What is being asked: Return each line of the listing that contains the string "this".

Exercise input:
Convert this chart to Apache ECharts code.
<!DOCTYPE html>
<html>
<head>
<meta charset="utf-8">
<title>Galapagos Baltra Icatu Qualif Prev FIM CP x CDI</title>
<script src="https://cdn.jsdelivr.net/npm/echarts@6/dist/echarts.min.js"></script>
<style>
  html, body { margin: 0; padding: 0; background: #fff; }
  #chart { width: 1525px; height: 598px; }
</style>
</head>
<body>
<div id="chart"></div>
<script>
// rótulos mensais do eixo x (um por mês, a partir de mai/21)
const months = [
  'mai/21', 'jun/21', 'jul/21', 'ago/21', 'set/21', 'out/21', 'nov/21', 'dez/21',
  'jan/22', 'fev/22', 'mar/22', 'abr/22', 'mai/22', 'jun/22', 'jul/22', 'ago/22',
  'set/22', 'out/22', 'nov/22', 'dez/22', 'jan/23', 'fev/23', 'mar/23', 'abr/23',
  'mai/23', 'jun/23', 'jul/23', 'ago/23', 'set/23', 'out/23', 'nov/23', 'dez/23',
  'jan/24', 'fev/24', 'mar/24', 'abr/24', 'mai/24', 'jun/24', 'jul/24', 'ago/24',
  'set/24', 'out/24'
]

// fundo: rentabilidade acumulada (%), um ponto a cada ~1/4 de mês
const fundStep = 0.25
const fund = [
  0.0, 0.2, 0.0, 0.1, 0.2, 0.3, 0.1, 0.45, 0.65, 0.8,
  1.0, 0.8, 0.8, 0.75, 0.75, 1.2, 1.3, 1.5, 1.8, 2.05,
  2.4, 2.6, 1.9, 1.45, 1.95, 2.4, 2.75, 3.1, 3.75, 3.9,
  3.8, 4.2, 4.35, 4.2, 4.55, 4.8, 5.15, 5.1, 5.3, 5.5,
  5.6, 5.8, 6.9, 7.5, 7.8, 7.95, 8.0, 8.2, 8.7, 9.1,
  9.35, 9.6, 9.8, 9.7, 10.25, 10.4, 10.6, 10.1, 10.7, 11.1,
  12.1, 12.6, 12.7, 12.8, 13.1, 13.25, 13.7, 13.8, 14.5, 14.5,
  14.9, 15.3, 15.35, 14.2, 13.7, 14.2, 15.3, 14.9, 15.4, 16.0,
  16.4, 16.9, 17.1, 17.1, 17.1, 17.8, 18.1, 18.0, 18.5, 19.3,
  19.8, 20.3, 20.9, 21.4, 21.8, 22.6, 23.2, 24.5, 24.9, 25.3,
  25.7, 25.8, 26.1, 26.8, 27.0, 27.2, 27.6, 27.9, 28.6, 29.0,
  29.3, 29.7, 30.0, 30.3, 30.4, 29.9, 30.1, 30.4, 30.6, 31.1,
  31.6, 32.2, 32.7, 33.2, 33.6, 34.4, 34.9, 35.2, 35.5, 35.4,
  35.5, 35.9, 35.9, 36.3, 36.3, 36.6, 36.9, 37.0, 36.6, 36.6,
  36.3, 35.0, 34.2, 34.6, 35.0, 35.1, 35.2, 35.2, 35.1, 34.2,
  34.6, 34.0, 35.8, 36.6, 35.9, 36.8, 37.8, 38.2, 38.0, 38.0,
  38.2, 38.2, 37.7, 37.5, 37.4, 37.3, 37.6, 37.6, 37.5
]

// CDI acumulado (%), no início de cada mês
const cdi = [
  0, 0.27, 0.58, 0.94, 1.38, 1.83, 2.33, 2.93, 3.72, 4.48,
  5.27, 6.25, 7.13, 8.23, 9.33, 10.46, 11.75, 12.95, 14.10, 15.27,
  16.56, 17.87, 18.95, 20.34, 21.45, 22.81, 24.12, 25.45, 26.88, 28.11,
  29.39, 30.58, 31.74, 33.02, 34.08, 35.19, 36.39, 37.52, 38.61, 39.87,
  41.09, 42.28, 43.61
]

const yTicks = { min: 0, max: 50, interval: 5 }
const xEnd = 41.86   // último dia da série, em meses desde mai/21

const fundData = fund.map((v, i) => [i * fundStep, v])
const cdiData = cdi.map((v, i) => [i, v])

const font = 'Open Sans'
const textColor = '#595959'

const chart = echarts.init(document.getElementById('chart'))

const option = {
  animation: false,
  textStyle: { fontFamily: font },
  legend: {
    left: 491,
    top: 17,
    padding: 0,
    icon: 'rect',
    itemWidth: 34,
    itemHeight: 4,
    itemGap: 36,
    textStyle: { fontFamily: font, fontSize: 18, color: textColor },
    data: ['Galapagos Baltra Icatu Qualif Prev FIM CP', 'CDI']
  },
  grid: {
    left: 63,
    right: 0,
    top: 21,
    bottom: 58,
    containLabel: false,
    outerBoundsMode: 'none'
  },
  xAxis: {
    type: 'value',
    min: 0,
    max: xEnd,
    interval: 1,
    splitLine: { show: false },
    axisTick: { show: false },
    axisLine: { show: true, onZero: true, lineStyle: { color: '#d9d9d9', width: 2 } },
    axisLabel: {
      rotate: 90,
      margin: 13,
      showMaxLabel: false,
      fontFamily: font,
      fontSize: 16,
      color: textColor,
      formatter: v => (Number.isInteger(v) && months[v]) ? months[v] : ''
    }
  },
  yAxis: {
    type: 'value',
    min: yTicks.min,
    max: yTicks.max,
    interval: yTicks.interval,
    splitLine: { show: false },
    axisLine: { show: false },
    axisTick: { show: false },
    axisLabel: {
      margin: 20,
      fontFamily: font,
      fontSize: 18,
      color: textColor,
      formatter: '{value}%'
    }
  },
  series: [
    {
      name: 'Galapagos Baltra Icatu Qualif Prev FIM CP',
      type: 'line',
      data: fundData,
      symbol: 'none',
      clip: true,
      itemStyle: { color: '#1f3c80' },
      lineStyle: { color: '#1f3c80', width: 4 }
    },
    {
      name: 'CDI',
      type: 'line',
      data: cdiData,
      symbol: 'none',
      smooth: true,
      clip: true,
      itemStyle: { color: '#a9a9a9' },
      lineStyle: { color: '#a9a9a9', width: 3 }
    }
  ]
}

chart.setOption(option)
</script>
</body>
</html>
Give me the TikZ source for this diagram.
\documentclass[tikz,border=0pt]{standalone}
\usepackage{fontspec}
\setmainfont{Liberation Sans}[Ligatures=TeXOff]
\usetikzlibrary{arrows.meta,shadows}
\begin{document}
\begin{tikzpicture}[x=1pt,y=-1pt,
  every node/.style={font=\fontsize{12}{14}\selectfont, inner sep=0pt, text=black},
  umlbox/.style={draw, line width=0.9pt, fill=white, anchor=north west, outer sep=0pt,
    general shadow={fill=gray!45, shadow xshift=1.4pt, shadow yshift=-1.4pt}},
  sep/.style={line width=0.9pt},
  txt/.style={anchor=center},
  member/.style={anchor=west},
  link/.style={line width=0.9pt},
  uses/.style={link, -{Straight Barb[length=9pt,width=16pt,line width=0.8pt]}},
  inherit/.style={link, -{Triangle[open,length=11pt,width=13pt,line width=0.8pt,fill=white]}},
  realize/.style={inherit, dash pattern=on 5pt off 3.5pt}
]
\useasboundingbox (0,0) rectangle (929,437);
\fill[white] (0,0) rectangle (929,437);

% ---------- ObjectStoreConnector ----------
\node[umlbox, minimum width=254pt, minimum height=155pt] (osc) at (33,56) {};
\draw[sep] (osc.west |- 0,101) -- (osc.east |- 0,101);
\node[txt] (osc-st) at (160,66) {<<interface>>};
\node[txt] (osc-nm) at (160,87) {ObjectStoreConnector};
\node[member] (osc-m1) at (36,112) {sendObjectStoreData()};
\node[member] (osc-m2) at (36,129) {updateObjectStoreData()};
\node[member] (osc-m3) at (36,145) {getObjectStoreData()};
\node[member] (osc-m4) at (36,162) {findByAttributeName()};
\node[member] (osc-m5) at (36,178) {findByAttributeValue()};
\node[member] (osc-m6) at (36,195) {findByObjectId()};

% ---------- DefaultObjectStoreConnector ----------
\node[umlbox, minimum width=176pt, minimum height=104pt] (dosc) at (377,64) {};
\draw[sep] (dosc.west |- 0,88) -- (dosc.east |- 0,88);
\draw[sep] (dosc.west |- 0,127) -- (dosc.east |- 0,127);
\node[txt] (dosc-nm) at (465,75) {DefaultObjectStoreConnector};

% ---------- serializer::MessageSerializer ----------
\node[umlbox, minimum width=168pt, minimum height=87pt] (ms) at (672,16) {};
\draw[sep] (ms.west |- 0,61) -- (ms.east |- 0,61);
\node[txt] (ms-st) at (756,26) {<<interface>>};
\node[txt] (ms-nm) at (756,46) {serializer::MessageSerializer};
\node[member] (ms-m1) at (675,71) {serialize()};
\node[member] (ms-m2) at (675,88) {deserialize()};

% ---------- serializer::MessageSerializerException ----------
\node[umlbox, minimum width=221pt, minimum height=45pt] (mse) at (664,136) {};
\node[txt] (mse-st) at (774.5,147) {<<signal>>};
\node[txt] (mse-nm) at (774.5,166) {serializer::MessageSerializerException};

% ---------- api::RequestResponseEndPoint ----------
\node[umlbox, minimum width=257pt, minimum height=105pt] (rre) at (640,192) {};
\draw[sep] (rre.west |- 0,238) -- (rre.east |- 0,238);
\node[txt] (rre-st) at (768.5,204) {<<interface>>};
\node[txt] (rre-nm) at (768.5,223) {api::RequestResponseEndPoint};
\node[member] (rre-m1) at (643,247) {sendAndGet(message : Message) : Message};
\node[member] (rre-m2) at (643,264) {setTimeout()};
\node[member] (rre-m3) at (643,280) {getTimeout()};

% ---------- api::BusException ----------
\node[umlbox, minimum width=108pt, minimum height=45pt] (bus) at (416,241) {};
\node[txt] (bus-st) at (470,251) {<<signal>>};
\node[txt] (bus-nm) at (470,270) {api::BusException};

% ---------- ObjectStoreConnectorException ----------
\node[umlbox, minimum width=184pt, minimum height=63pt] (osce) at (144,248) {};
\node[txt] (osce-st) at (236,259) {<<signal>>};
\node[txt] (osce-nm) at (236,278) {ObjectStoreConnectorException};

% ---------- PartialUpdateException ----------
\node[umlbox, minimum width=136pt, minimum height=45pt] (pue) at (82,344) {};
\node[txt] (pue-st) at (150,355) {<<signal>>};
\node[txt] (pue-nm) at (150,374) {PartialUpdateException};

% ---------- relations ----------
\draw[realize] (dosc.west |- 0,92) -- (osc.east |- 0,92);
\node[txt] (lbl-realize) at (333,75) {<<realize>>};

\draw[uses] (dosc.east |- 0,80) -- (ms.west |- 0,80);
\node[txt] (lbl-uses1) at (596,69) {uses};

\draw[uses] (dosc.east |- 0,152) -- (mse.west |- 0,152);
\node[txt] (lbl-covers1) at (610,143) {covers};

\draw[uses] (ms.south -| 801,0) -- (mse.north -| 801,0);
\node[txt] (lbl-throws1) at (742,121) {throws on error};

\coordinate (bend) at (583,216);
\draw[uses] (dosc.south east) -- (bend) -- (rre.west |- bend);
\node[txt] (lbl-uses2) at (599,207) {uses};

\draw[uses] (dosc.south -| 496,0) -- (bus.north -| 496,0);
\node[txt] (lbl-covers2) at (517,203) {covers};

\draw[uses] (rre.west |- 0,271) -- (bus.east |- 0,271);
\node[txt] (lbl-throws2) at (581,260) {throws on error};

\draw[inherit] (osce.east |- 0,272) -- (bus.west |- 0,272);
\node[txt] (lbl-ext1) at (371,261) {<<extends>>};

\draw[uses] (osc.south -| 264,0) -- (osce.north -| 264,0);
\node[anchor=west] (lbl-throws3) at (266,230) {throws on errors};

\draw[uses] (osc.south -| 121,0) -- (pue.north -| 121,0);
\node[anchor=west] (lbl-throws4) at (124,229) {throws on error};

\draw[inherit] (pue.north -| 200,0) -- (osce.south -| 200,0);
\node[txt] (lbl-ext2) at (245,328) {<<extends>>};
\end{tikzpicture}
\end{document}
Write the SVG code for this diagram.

Correct output:
Convert this chart to Apache ECharts code.
Give me the TikZ source for this diagram.
Write the SVG code for this diagram.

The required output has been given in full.